APPEARING: SATURDAY, SEPTEMBER 24, 2022 (VIEW FULL SCHEDULE)

VENUE: KRANNERT ART MUSEUM: 500 E Peabody Dr, Champaign, IL 61820

Patrick Earl Hammie is an American visual artist—painter, draftsman, sculptor, and illustrator—and educator, who specializes in portraiture, cultural identity, storytelling, and the body in visual culture. Hammie’s projects, interdisciplinary collaborations, and commissions examine personal and shared Black experiences, and offer stories that expand our understanding of others. His projects draw inspiration from Romanticism and Expressionism, mythology, pop culture, and modern media. The synthesis of these diverse expressions invites viewers to consider the tales we tell and how we express notions of self, community, and others today.
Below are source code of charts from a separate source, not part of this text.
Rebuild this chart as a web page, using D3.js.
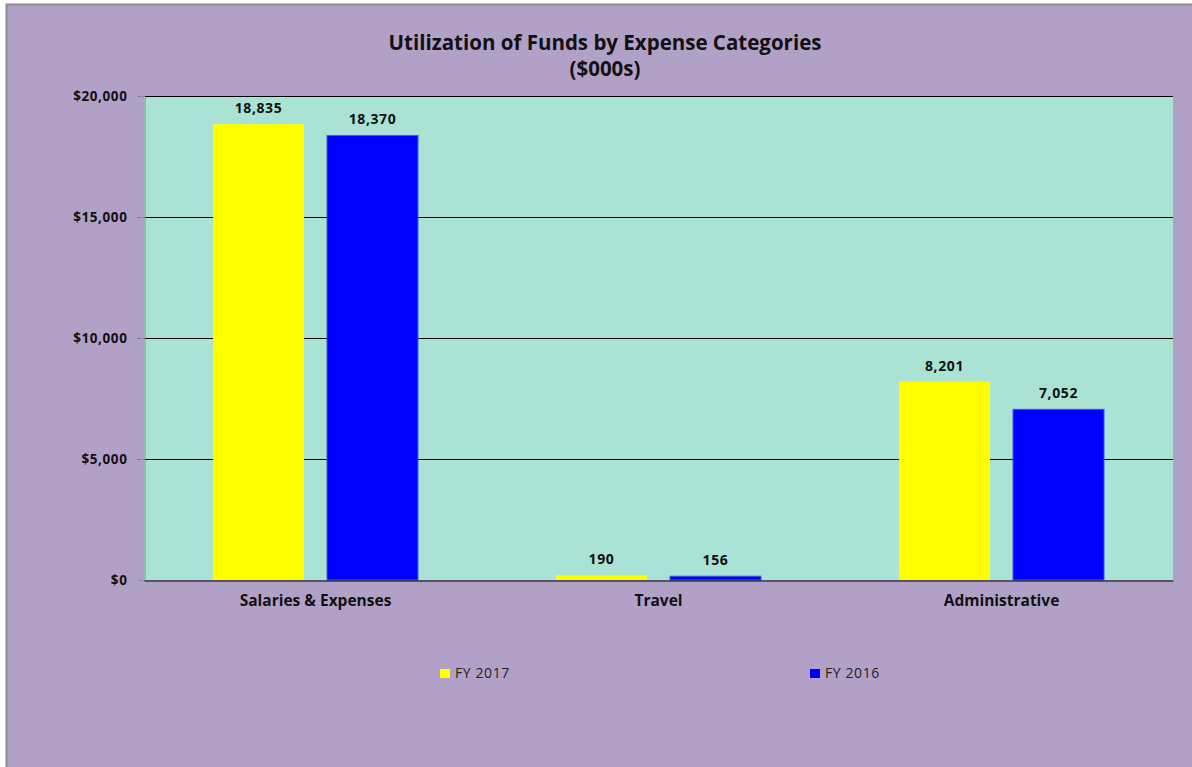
<!DOCTYPE html>
<html><head><meta charset="utf-8">
<script src="https://cdn.jsdelivr.net/npm/d3@7"></script>
<style>body{margin:0;background:#fff;overflow:hidden;}svg{display:block;font-family:"Open Sans",Lato,sans-serif;}</style>
</head><body>
<svg id="c" width="1192" height="767"></svg>
<script>
const categories = ["Salaries & Expenses", "Travel", "Administrative"];
const seriesNames = ["FY 2017", "FY 2016"];
const fy2017 = [18835, 190, 8201];
const fy2016 = [18370, 156, 7052];
const yTicks = [0, 5000, 10000, 15000, 20000];
const colors = ["#FFFF00", "#0000FF"];
const FONT = '"Open Sans", Lato, sans-serif';

const svg = d3.select("#c");
svg.append("rect").attr("x",6.5).attr("y",4.5).attr("width",1300).attr("height",900)
  .attr("fill","#B2A1C7").attr("stroke","#8c8c8c").attr("stroke-width",2);

const m = {left:144, right:1173, top:96, bottom:580};
const x0 = d3.scaleBand().domain(categories).range([m.left, m.right]).padding(0);
const x1 = d3.scaleBand().domain(seriesNames).range([0, x0.bandwidth()]).paddingInner(23/114).paddingOuter(0.605);
const y = d3.scaleLinear().domain([0,20000]).range([m.bottom, m.top]);

svg.append("rect").attr("x",m.left).attr("y",m.top).attr("width",m.right-m.left).attr("height",m.bottom-m.top).attr("fill","#AAE3D6");

// gridlines
svg.append("g").selectAll("line").data(yTicks.filter(d=>d>0)).join("line")
  .attr("x1",m.left-6).attr("x2",m.right).attr("y1",d=>Math.round(y(d))+0.5).attr("y2",d=>Math.round(y(d))+0.5)
  .attr("stroke","#000").attr("stroke-width",1);

// y axis
const yAxis = svg.append("g").attr("transform",`translate(${m.left+0.5},0)`)
  .call(d3.axisLeft(y).tickValues(yTicks).tickSize(6).tickPadding(11).tickFormat(d=>"$"+d3.format(",")(d)));
yAxis.attr("font-family",FONT);
yAxis.select(".domain").attr("stroke","#8c8c8c");
yAxis.selectAll(".tick line").attr("stroke","#8c8c8c");
yAxis.selectAll("text").attr("font-size",13.5).attr("font-weight","bold").attr("letter-spacing",0.6).attr("fill","#111");

const series = [fy2017, fy2016];
const g = svg.append("g");
categories.forEach((c,i)=>{
  seriesNames.forEach((s,j)=>{
    const v = series[j][i];
    const bx = x0(c)+x1(s);
    g.append("rect").attr("x",bx).attr("y",y(v)).attr("width",x1.bandwidth()).attr("height",y(0)-y(v))
      .attr("fill",colors[j]).attr("stroke", j===1?"#3a5fd0":"none").attr("stroke-width",j===1?1:0);
    g.append("text").attr("x",bx+x1.bandwidth()/2).attr("y",y(v)-11).attr("text-anchor","middle")
      .attr("font-size",14).attr("font-weight","bold").attr("letter-spacing",0.6).attr("fill","#111").text(d3.format(",")(v));
  });
});

// x axis
const xAxis = svg.append("g").attr("transform",`translate(0,${m.bottom+0.5})`)
  .call(d3.axisBottom(x0).tickSize(0).tickPadding(14));
xAxis.attr("font-family",FONT);
xAxis.select(".domain").attr("stroke","#000");
xAxis.selectAll("text").attr("font-size",15.5).attr("font-weight","bold").attr("fill","#111");

// title
const t = svg.append("text").attr("text-anchor","middle").attr("font-size",20.5).attr("font-weight","bold").attr("fill","#111");
t.append("tspan").attr("x",605).attr("y",50).text("Utilization of Funds by Expense Categories");
t.append("tspan").attr("x",605).attr("y",76).text("($000s)");

// legend
const legX = [440, 810];
seriesNames.forEach((s,j)=>{
  svg.append("rect").attr("x",legX[j]).attr("y",669).attr("width",10).attr("height",9).attr("fill",colors[j]);
  svg.append("text").attr("x",legX[j]+15).attr("y",678).attr("font-size",14).attr("letter-spacing",0.6).attr("fill","#222").text(s);
});
</script>
</body></html>
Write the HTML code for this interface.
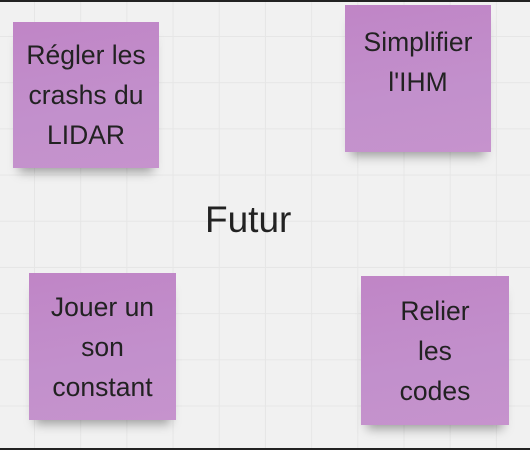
<!DOCTYPE html>
<html><head><style>
body{margin:0;width:530px;height:450px;overflow:hidden;font-family:"Liberation Sans",sans-serif}
.bg{position:absolute;left:0;top:0;width:530px;height:450px;background-color:#f1f1f1;
background-image:linear-gradient(#e6e6e6 1px,transparent 1px),linear-gradient(90deg,#e6e6e6 1px,transparent 1px);
background-size:46.2px 46.2px;background-position:34px 34px;border-top:2px solid #222;border-bottom:2px solid #222;box-sizing:border-box}
.n{position:absolute;background:linear-gradient(170deg,#c085c6 0%,#c290cc 60%,#c693cd 100%);color:#222;font-size:26.5px;line-height:40px;text-align:center;display:flex;align-items:center;justify-content:center;box-shadow:0 10px 10px -6px rgba(0,0,0,.35)}
</style></head><body>
<div class="bg"></div>
<div class="n" style="left:13px;top:22px;width:146px;height:146px">Régler les<br>crashs du<br>LIDAR</div>
<div class="n" style="left:345px;top:5px;width:146px;height:147px;align-items:flex-start;padding-top:17px;box-sizing:border-box">Simplifier<br>l'IHM</div>
<div class="n" style="left:29px;top:273px;width:147px;height:147px">Jouer un<br>son<br>constant</div>
<div class="n" style="left:361px;top:276px;width:148px;height:149px">Relier<br>les<br>codes</div>
<div style="position:absolute;left:205px;top:199px;font-size:37px;color:#222">Futur</div>
</body></html>
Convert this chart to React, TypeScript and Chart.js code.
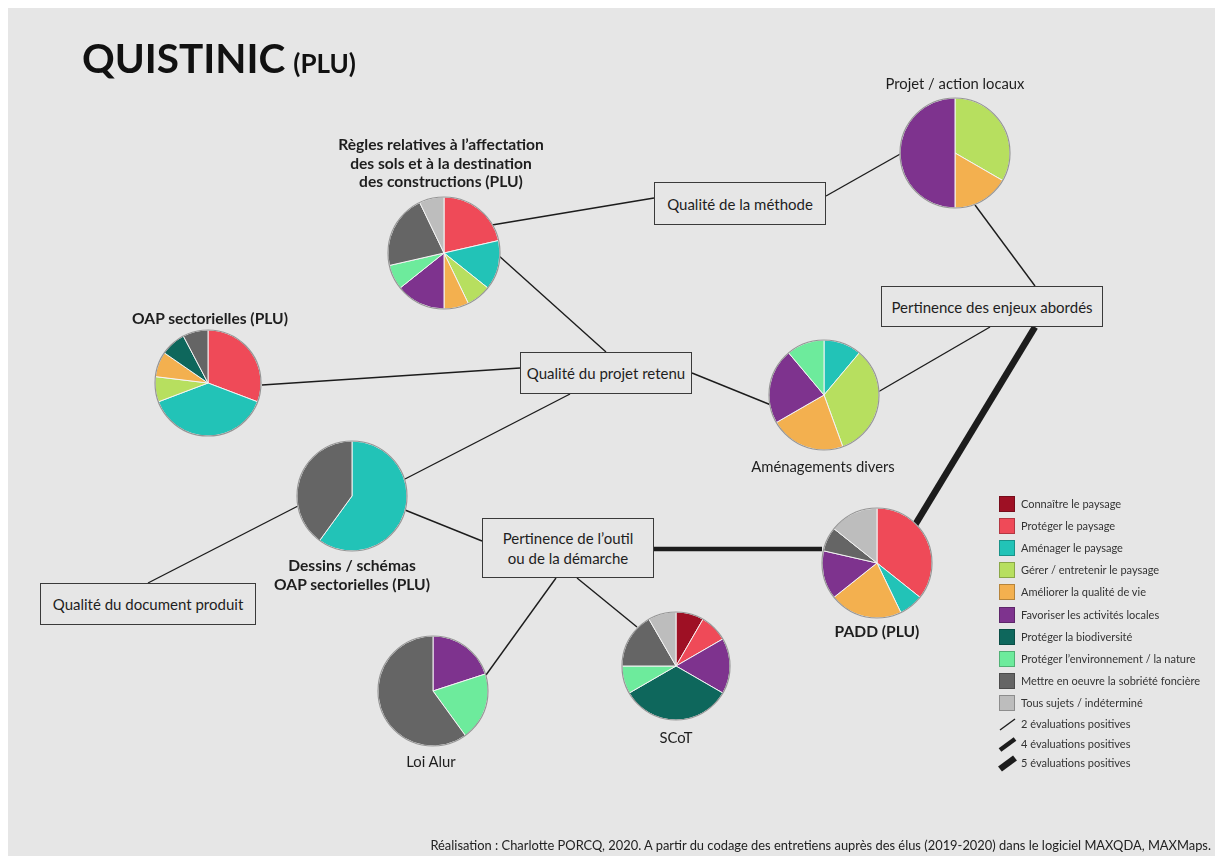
import React, { useEffect, useRef } from "react";
import { Chart, registerables } from "chart.js";
Chart.register(...registerables);

const W = 1215;
const H = 856;
const BG = "#e6e6e6";
const FONT = "Lato, 'Open Sans', sans-serif";

// Legend categories (slice order follows this order, clockwise from 12 o'clock)
const categories = [
  "Connaître le paysage",
  "Protéger le paysage",
  "Aménager le paysage",
  "Gérer / entretenir le paysage",
  "Améliorer la qualité de vie",
  "Favoriser les activités locales",
  "Protéger la biodiversité",
  "Protéger l’environnement / la nature",
  "Mettre en oeuvre la sobriété foncière",
  "Tous sujets / indéterminé",
];
const categoryColors = [
  "#9e1024",
  "#ef4a58",
  "#22c3b7",
  "#b7df5f",
  "#f3b04f",
  "#7e338e",
  "#0e675c",
  "#6deb9c",
  "#656565",
  "#bdbdbd",
];

// Pie nodes: values are counts per category (legend order)
const pieLabels = [
  ["Règles relatives à l’affectation", "des sols et à la destination", "des constructions (PLU)"],
  ["Projet / action locaux"],
  ["OAP sectorielles (PLU)"],
  ["Aménagements divers"],
  ["PADD (PLU)"],
  ["SCoT"],
  ["Loi Alur"],
  ["Dessins / schémas", "OAP sectorielles (PLU)"],
];
const pieBold = [true, false, true, false, true, false, false, true];
const pieValues = [
  [0, 3, 2, 1, 1, 2, 0, 1, 3, 1],
  [0, 0, 0, 2, 1, 3, 0, 0, 0, 0],
  [0, 4, 5, 1, 1, 0, 1, 0, 1, 0],
  [0, 0, 1, 3, 2, 2, 0, 1, 0, 0],
  [0, 5, 1, 0, 3, 2, 0, 0, 1, 2],
  [1, 1, 0, 0, 0, 2, 4, 1, 2, 1],
  [0, 0, 0, 0, 0, 1, 0, 1, 3, 0],
  [0, 0, 3, 0, 0, 0, 0, 0, 2, 0],
];
// layout of the diagram (page pixels)
const pieCenterX = [444, 955, 208, 824, 877, 676, 433, 352];
const pieCenterY = [253, 153, 383, 395, 563, 666, 691, 496];
const pieRadius = [56, 55, 53, 55, 55, 54, 55, 55];
const pieLabelX = [441, 955, 210, 823, 877, 676, 431, 352];
const pieLabelY = [163, 83, 318, 466, 631, 737, 761, 574];

// Criterion boxes
const boxLabels = [
  ["Qualité de la méthode"],
  ["Pertinence des enjeux abordés"],
  ["Qualité du projet retenu"],
  ["Pertinence de l’outil", "ou de la démarche"],
  ["Qualité du document produit"],
];
const boxLeft = [654, 881, 520, 482, 40];
const boxTop = [182, 286, 352, 518, 583];
const boxWidth = [172, 222, 172, 172, 216];
const boxHeight = [43, 41, 42, 60, 42];

// Edges: endpoints and number of positive evaluations
const edgeX1 = [492, 826, 975, 878, 1035, 498, 262, 692, 405, 298, 405, 654, 486, 577];
const edgeY1 = [225, 196, 205, 392, 327, 255, 385, 373, 479, 506, 510, 549, 675, 578];
const edgeX2 = [654, 902, 1035, 990, 915, 606, 520, 771, 570, 148, 482, 822, 556, 637];
const edgeY2 = [198, 153, 286, 327, 525, 352, 368, 405, 394, 583, 541, 549, 578, 627];
const edgeEvaluations = [2, 2, 2, 2, 5, 2, 2, 2, 2, 2, 2, 4, 2, 2];

const lineLegendLabels = ["2 évaluations positives", "4 évaluations positives", "5 évaluations positives"];
const lineLegendEvaluations = [2, 4, 5];

const widthFor = (n: number) => (n >= 5 ? 6.5 : n >= 4 ? 4.5 : 1.4);

const LEG_X = 999;
const LEG_Y0 = 504;
const LEG_STEP = 22.1;
const LINE_LEG_Y = [724, 744, 763];

const pieOutline = {
  id: "pieOutline",
  afterDatasetsDraw(chart: any) {
    const arc = chart.getDatasetMeta(0).data[0];
    if (!arc) return;
    const ctx = chart.ctx;
    ctx.save();
    ctx.beginPath();
    ctx.arc(arc.x, arc.y, arc.outerRadius, 0, Math.PI * 2);
    ctx.strokeStyle = "#959595";
    ctx.lineWidth = 1.2;
    ctx.stroke();
    ctx.restore();
  },
};

function Pie({ i }: { i: number }) {
  const ref = useRef<HTMLCanvasElement>(null);
  const r = pieRadius[i];
  const size = 2 * r + 8;
  useEffect(() => {
    const vals = pieValues[i];
    const idx = vals.map((_, k) => k).filter((k) => vals[k] > 0);
    const chart = new Chart(ref.current!, {
      type: "pie",
      data: {
        labels: idx.map((k) => categories[k]),
        datasets: [
          {
            data: idx.map((k) => vals[k]),
            backgroundColor: idx.map((k) => categoryColors[k]),
            borderColor: "#f3f3f3",
            borderWidth: 1,
          },
        ],
      },
      options: {
        responsive: false,
        animation: false,
        radius: r,
        layout: { padding: 0 },
        plugins: { legend: { display: false }, tooltip: { enabled: false } },
      } as any,
      plugins: [pieOutline],
    });
    return () => chart.destroy();
  }, [i]);
  return (
    <canvas
      ref={ref}
      width={size}
      height={size}
      style={{ position: "absolute", left: pieCenterX[i] - size / 2, top: pieCenterY[i] - size / 2, width: size, height: size }}
    />
  );
}

function Network() {
  const ref = useRef<HTMLCanvasElement>(null);
  useEffect(() => {
    const datasets: any[] = edgeX1.map((_, k) => ({
      data: [
        { x: edgeX1[k], y: edgeY1[k] },
        { x: edgeX2[k], y: edgeY2[k] },
      ],
      showLine: true,
      borderColor: "#1c1c1c",
      borderWidth: widthFor(edgeEvaluations[k]),
      pointRadius: 0,
      borderCapStyle: "butt",
    }));
    lineLegendEvaluations.forEach((n, k) => {
      datasets.push({
        data: [
          { x: LEG_X + 1, y: LINE_LEG_Y[k] + 6 },
          { x: LEG_X + 16, y: LINE_LEG_Y[k] - 5 },
        ],
        showLine: true,
        borderColor: "#1c1c1c",
        borderWidth: widthFor(n),
        pointRadius: 0,
        borderCapStyle: "butt",
      });
    });
    const chart = new Chart(ref.current!, {
      type: "scatter",
      data: { datasets },
      options: {
        responsive: false,
        animation: false,
        layout: { padding: 0 },
        scales: {
          x: { type: "linear", min: 0, max: W, display: false },
          y: { type: "linear", min: 0, max: H, reverse: true, display: false },
        },
        plugins: { legend: { display: false }, tooltip: { enabled: false } },
      },
    });
    return () => chart.destroy();
  }, []);
  return <canvas ref={ref} width={W} height={H} style={{ position: "absolute", left: 0, top: 0, width: W, height: H }} />;
}

export default function App() {
  return (
    <div style={{ position: "fixed", left: 0, top: 0, width: W, height: H, background: "#ffffff", overflow: "hidden", fontFamily: FONT, color: "#1e1e1e" }}>
      <div style={{ position: "absolute", left: 8, top: 8, width: W - 8, height: H - 8, background: BG }} />
      <Network />
      {/* Title */}
      <div style={{ position: "absolute", left: 82, top: 34, whiteSpace: "nowrap", fontWeight: 700, lineHeight: "48px", color: "#111" }}>
        <span style={{ fontSize: 40.5 }}>QUISTINIC</span>
        <span style={{ fontSize: 26, marginLeft: 8 }}>(PLU)</span>
      </div>
      {/* Boxes */}
      {boxLabels.map((lines, k) => (
        <div
          key={"b" + k}
          style={{
            position: "absolute",
            left: boxLeft[k],
            top: boxTop[k],
            width: boxWidth[k],
            height: boxHeight[k],
            boxSizing: "border-box",
            border: "1.5px solid #3a3a3a",
            background: BG,
            display: "flex",
            flexDirection: "column",
            alignItems: "center",
            justifyContent: "center",
            fontSize: 15,
            lineHeight: "20px",
            whiteSpace: "nowrap",
          }}
        >
          {lines.map((t, j) => (
            <div key={j}>{t}</div>
          ))}
        </div>
      ))}
      {/* Pies */}
      {pieValues.map((_, i) => (
        <Pie key={"p" + i} i={i} />
      ))}
      {/* Pie labels */}
      {pieLabels.map((lines, i) => (
        <div
          key={"l" + i}
          style={{
            position: "absolute",
            left: pieLabelX[i],
            top: pieLabelY[i],
            transform: "translate(-50%, -50%)",
            textAlign: "center",
            whiteSpace: "nowrap",
            fontSize: pieBold[i] ? 15.6 : 14.8,
            fontWeight: pieBold[i] ? 700 : 400,
            lineHeight: "18.5px",
          }}
        >
          {lines.map((t, j) => (
            <div key={j}>{t}</div>
          ))}
        </div>
      ))}
      {/* Legend */}
      {categories.map((c, k) => (
        <React.Fragment key={"g" + k}>
          <div
            style={{
              position: "absolute",
              left: LEG_X,
              top: LEG_Y0 + k * LEG_STEP - 8,
              width: 16,
              height: 16,
              boxSizing: "border-box",
              background: categoryColors[k],
              border: "1px solid rgba(0,0,0,0.25)",
            }}
          />
          <div style={{ position: "absolute", left: 1021, top: LEG_Y0 + k * LEG_STEP - 8, lineHeight: "16px", fontSize: 11, whiteSpace: "nowrap", color: "#333" }}>{c}</div>
        </React.Fragment>
      ))}
      {lineLegendLabels.map((t, k) => (
        <div key={"ll" + k} style={{ position: "absolute", left: 1021, top: LINE_LEG_Y[k] - 8, lineHeight: "16px", fontSize: 11, whiteSpace: "nowrap", color: "#333" }}>
          {t}
        </div>
      ))}
      {/* Caption */}
      <div style={{ position: "absolute", right: 4, top: 836, fontSize: 12.9, lineHeight: "18px", whiteSpace: "nowrap", color: "#222" }}>
        Réalisation : Charlotte PORCQ, 2020. A partir du codage des entretiens auprès des élus (2019-2020) dans le logiciel MAXQDA, MAXMaps.
      </div>
    </div>
  );
}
Hammie was born in 1981 in New Haven, CT, and is now based in Champaign, IL. He studied drawing at Coker University (2004) and received an MFA in painting from University of Connecticut (2008). Much of Hammie’s education was in the Liberal Arts, including music, education, and dance. Hammie is currently an Associate Professor and Chair of Studio Arts at the University of Illinois at Urbana-Champaign.

Hammie’s works have been exhibited in Germany, India, South Africa, and the United States, at venues that span the California African American Museum, The Drawing Center, John Michael Kohler Arts Center, Kunstwerk Carlshütte, National Underground Railroad Freedom Center, Wausau Museum of Contemporary Art, and the Zhou B. Art Center. He was an artist-in-residence at the John Michael Kohler Art Center and the first recipient of the Alice C. Cole ’42 Fellowship from Wellesley College. His works are included in public and private collections including the David C. Driskell Center (Maryland), Kinsey Institute Collections (Indiana), Kohler Company Collection (Wisconsin), JPMorgan Chase Art Collection (New York), and William Benton Museum of Art (Connecticut). He has been supported by fellowships and grants from the Joyce Foundation, Midwestern Voices and Visions, Puffin Foundation, Tanne Foundation, the States of Illinois and Connecticut, and other private foundations.

About the project

This exhibition will feature Black faculty in the School of Art & Design through the lens of the Black Quantum Future as proposed by Philadelphia-based activists and theorists Rasheeda Phillips and Camae Ayewa. The collaborative exhibition will explore Black identity, collectivity, positionality, healing, innovation, and education as explored via a multi-leveled/multi-dimensional immersive, critical, and openly reflective space.

This re-visioning of the Faculty Exhibition recognizes the legacy of Black knowledge and production in ways that supports the ongoing efforts by the School of Art & Design, Krannert Art Museum, College of Fine and Applied Arts, and the University of Illinois Urbana-Champaign towards addressing and celebrating our unique diversity, equity, and inclusion.

A lecture series, community conversations, sound installation, and a catalogue is planned in conjunction with the exhibition.

Co-curated by Patrick Earl Hammie, Stacey Robinson, Blair Ebony Smith, and Nekita Thomas.